I finally interrupted him, asking, “How can I help you?” But that led to another recounting of the accident, the stay in the V.A., another look at the leg braces, mention of Vietnam, and an ID card identifying him as the person he claimed to be. I asked again, “How can I help you?,” no doubt in a tone that betrayed I was irked that I was being kept from plumbing the depths of the New Testament for spiritual truths and feeling a strong rebuke coming on.

“Well,” he said – and this is where his head dipped a bit and his eyes looked away – “I need about twelve stamps and a bottle of Metamucil.”

“Pardon?”

“The injury to my back affected my bowels just like it did my legs. I’m all bound up, Preacher. That’s why I need the Metamucil. And I need the stamps so I can mail these forms I’ve filled out.
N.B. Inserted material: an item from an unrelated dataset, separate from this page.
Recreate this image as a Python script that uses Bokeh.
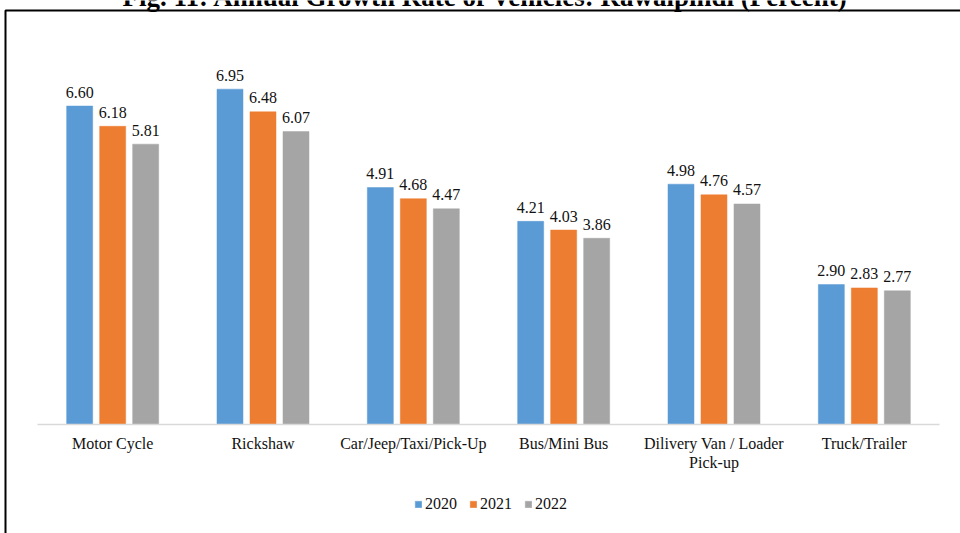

I eat lunch down at the Good Shepherd House and I’ve got some kin here who are letting me stay in their back room temporarily. What I need right now since I’m out of money are the stamps and some Metamucil.”

Something about the way he spoke with such sincerity and honesty about such an indelicate condition served as a laxative that broke up my hard heart. I asked him his name and told him mine. I promised I would help him. The next day, I drove downtown to the Good Shepherd House and left a bag with Adrian’s name on the outside of it at the front desk. Contents: a dozen stamps and a bottle of Metamucil.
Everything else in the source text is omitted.